It wasn't that long ago when the fourth largest city in North America didn't have a professional soccer team, or professional rugby teams, or even an NBA team. After the Blue Jays won the World Series in 1993, there wasn't a lot of momentum to keep Toronto top of mind on the global sports scene. The 2000 NHL All-Star Game, the league's 50th, took place in the newly opened née Air Canada Centre to much fanfare but as tired Leafs fans know, the closest Lord Stanley's Cup has come to them has been across the street at the Hockey Hall of Fame. Toronto FC won the MLS Cup in 2017 but with an albeit growing niche following in North America, MLS doesn't draw as many eyeballs as the NBA.
The Big Smoke has hosted its share of international tournaments, too, from IIHF, to the 2007 FIFA U20 World Cup, the 2014 FIFA U20 Women's World Cup, but it was the Toronto 2015 Pan Am and ParaPan Am Games that put the city on the international map. In the lead up to the 2016 Rio Olympics, athletes, coaches and fans descended upon the GTA and left suitably impressed. While an Olympic bid just didn't have legs for Toronto, it proved that it could host one of the largest sporting events in the wold, which makes sense given the city's diversity and the available venues in the wider GTA. All of this has been well and good for the city, but in reality Toronto was largely considered a nice, clean, polite place where American fans needed a passport and multicolored currency to attend a game - and not a sports town.

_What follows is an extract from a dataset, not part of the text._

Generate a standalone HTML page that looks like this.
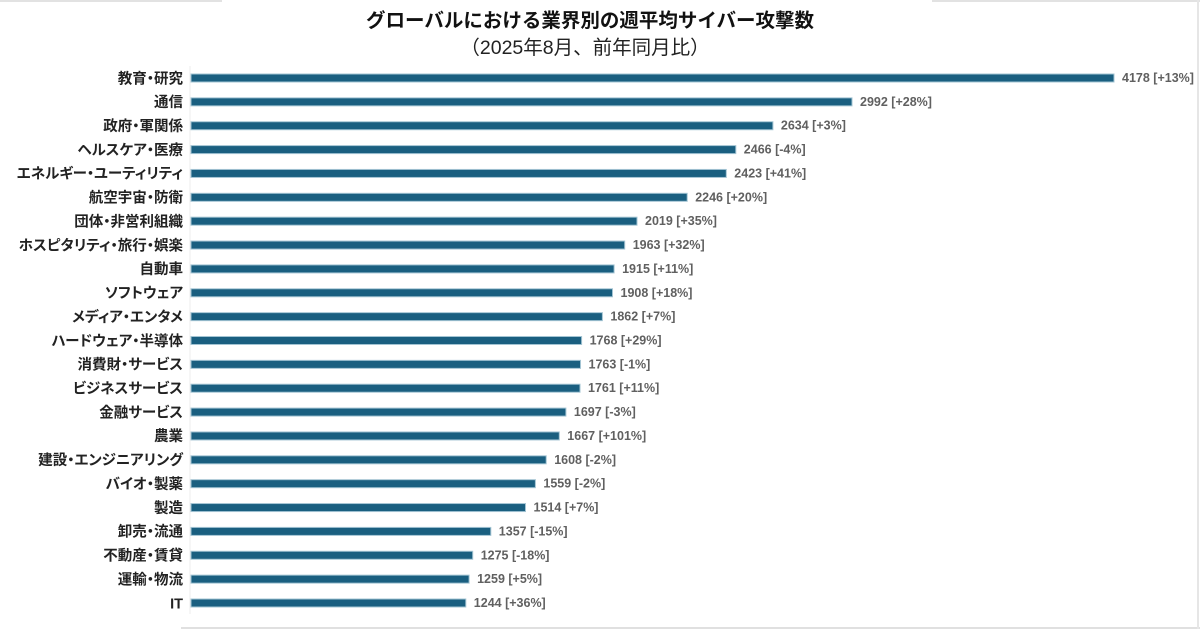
<!DOCTYPE html>
<html><head><meta charset="utf-8">
<style>
html,body{margin:0;padding:0;background:#fff;}
svg{display:block;}
.t{font-family:"Liberation Sans","Noto Sans CJK JP",sans-serif;}
.lab{font-family:"Liberation Sans","Noto Sans CJK JP",sans-serif;font-size:14.5px;font-weight:bold;fill:#222;font-feature-settings:"palt";}
.val{font-family:"Liberation Sans",sans-serif;font-size:12.5px;font-weight:bold;fill:#606060;}
.bar{fill:#1a5f80;stroke:#a3c4d3;stroke-width:1;}
</style></head>
<body>
<svg width="1200" height="633" viewBox="0 0 1200 633" xmlns="http://www.w3.org/2000/svg">
<rect width="1200" height="633" fill="#fff"/>
<line x1="0" y1="1" x2="222" y2="1" stroke="#e2e2e2" stroke-width="2"/>
<line x1="932" y1="1" x2="1200" y2="1" stroke="#e2e2e2" stroke-width="2"/>
<line x1="181" y1="628" x2="1200" y2="628" stroke="#e0e0e0" stroke-width="2"/>
<line x1="1198" y1="0" x2="1198" y2="629" stroke="#e6e6e6" stroke-width="2"/>
<line x1="190" y1="66" x2="190" y2="614" stroke="#ececec" stroke-width="1"/>

<text class="t" x="590" y="21" text-anchor="middle" dominant-baseline="central" font-size="19.5" font-weight="bold" fill="#111">グローバルにおける業界別の週平均サイバー攻撃数</text>
<text class="t" x="585" y="48" text-anchor="middle" dominant-baseline="central" font-size="19.5" fill="#222">（2025年8月、前年同月比）</text>

<g>
<rect class="bar" x="191" y="74" width="923" height="8"/>
<rect class="bar" x="191" y="97.86" width="661" height="8"/>
<rect class="bar" x="191" y="121.73" width="581.9" height="8"/>
<rect class="bar" x="191" y="145.59" width="544.8" height="8"/>
<rect class="bar" x="191" y="169.45" width="535.3" height="8"/>
<rect class="bar" x="191" y="193.32" width="496.2" height="8"/>
<rect class="bar" x="191" y="217.18" width="446" height="8"/>
<rect class="bar" x="191" y="241.05" width="433.7" height="8"/>
<rect class="bar" x="191" y="264.91" width="423.1" height="8"/>
<rect class="bar" x="191" y="288.77" width="421.5" height="8"/>
<rect class="bar" x="191" y="312.64" width="411.4" height="8"/>
<rect class="bar" x="191" y="336.5" width="390.6" height="8"/>
<rect class="bar" x="191" y="360.36" width="389.5" height="8"/>
<rect class="bar" x="191" y="384.23" width="389" height="8"/>
<rect class="bar" x="191" y="408.09" width="374.9" height="8"/>
<rect class="bar" x="191" y="431.95" width="368.3" height="8"/>
<rect class="bar" x="191" y="455.82" width="355.2" height="8"/>
<rect class="bar" x="191" y="479.68" width="344.4" height="8"/>
<rect class="bar" x="191" y="503.55" width="334.5" height="8"/>
<rect class="bar" x="191" y="527.41" width="299.8" height="8"/>
<rect class="bar" x="191" y="551.27" width="281.7" height="8"/>
<rect class="bar" x="191" y="575.14" width="278.1" height="8"/>
<rect class="bar" x="191" y="599" width="274.8" height="8"/>
</g>

<g text-anchor="end" dominant-baseline="central" transform="translate(0,1.3)">
<text class="lab" x="183" y="78">教育・研究</text>
<text class="lab" x="183" y="101.86">通信</text>
<text class="lab" x="183" y="125.73">政府・軍関係</text>
<text class="lab" x="183" y="149.59">ヘルスケア・医療</text>
<text class="lab" x="183" y="173.45">エネルギー・ユーティリティ</text>
<text class="lab" x="183" y="197.32">航空宇宙・防衛</text>
<text class="lab" x="183" y="221.18">団体・非営利組織</text>
<text class="lab" x="183" y="245.05">ホスピタリティ・旅行・娯楽</text>
<text class="lab" x="183" y="268.91">自動車</text>
<text class="lab" x="183" y="292.77">ソフトウェア</text>
<text class="lab" x="183" y="316.64">メディア・エンタメ</text>
<text class="lab" x="183" y="340.5">ハードウェア・半導体</text>
<text class="lab" x="183" y="364.36">消費財・サービス</text>
<text class="lab" x="183" y="388.23">ビジネスサービス</text>
<text class="lab" x="183" y="412.09">金融サービス</text>
<text class="lab" x="183" y="435.95">農業</text>
<text class="lab" x="183" y="459.82">建設・エンジニアリング</text>
<text class="lab" x="183" y="483.68">バイオ・製薬</text>
<text class="lab" x="183" y="507.55">製造</text>
<text class="lab" x="183" y="531.41">卸売・流通</text>
<text class="lab" x="183" y="555.27">不動産・賃貸</text>
<text class="lab" x="183" y="579.14">運輸・物流</text>
<text class="lab" x="183" y="603">IT</text>
</g>

<g dominant-baseline="central">
<text class="val" x="1122" y="78">4178 [+13%]</text>
<text class="val" x="860" y="101.86">2992 [+28%]</text>
<text class="val" x="780.9" y="125.73">2634 [+3%]</text>
<text class="val" x="743.8" y="149.59">2466 [-4%]</text>
<text class="val" x="734.3" y="173.45">2423 [+41%]</text>
<text class="val" x="695.2" y="197.32">2246 [+20%]</text>
<text class="val" x="645" y="221.18">2019 [+35%]</text>
<text class="val" x="632.7" y="245.05">1963 [+32%]</text>
<text class="val" x="622.1" y="268.91">1915 [+11%]</text>
<text class="val" x="620.5" y="292.77">1908 [+18%]</text>
<text class="val" x="610.4" y="316.64">1862 [+7%]</text>
<text class="val" x="589.6" y="340.5">1768 [+29%]</text>
<text class="val" x="588.5" y="364.36">1763 [-1%]</text>
<text class="val" x="588" y="388.23">1761 [+11%]</text>
<text class="val" x="573.9" y="412.09">1697 [-3%]</text>
<text class="val" x="567.3" y="435.95">1667 [+101%]</text>
<text class="val" x="554.2" y="459.82">1608 [-2%]</text>
<text class="val" x="543.4" y="483.68">1559 [-2%]</text>
<text class="val" x="533.5" y="507.55">1514 [+7%]</text>
<text class="val" x="498.8" y="531.41">1357 [-15%]</text>
<text class="val" x="480.7" y="555.27">1275 [-18%]</text>
<text class="val" x="477.1" y="579.14">1259 [+5%]</text>
<text class="val" x="473.8" y="603">1244 [+36%]</text>
</g>
</svg>
</body></html>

What was missing in all of this? WINNING. In order to be considered a sports town your teams need to win, and do so regularly. Boston fans are obviously smarting after going a few months without a championship (note that I don't feel bad for them), but it's difficult to question that Bean Town is a sports town.
The Raptors finally iced the cake with an impressive defeat of Golden State. This, more than anything in Toronto's recent sports history, opened people's eyes and gave them a look at the passion that runs deep in the city. While there have been numerous individual success stories coming from the GTA, it's the team sports that drive the brand of the city.
The Raptors turned the spotlight to the city, and it will be a Herculean task to repeat Champions, but the real question is what will all of the other Toronto teams do to keep it?
What do you think? Is Toronto a sports town?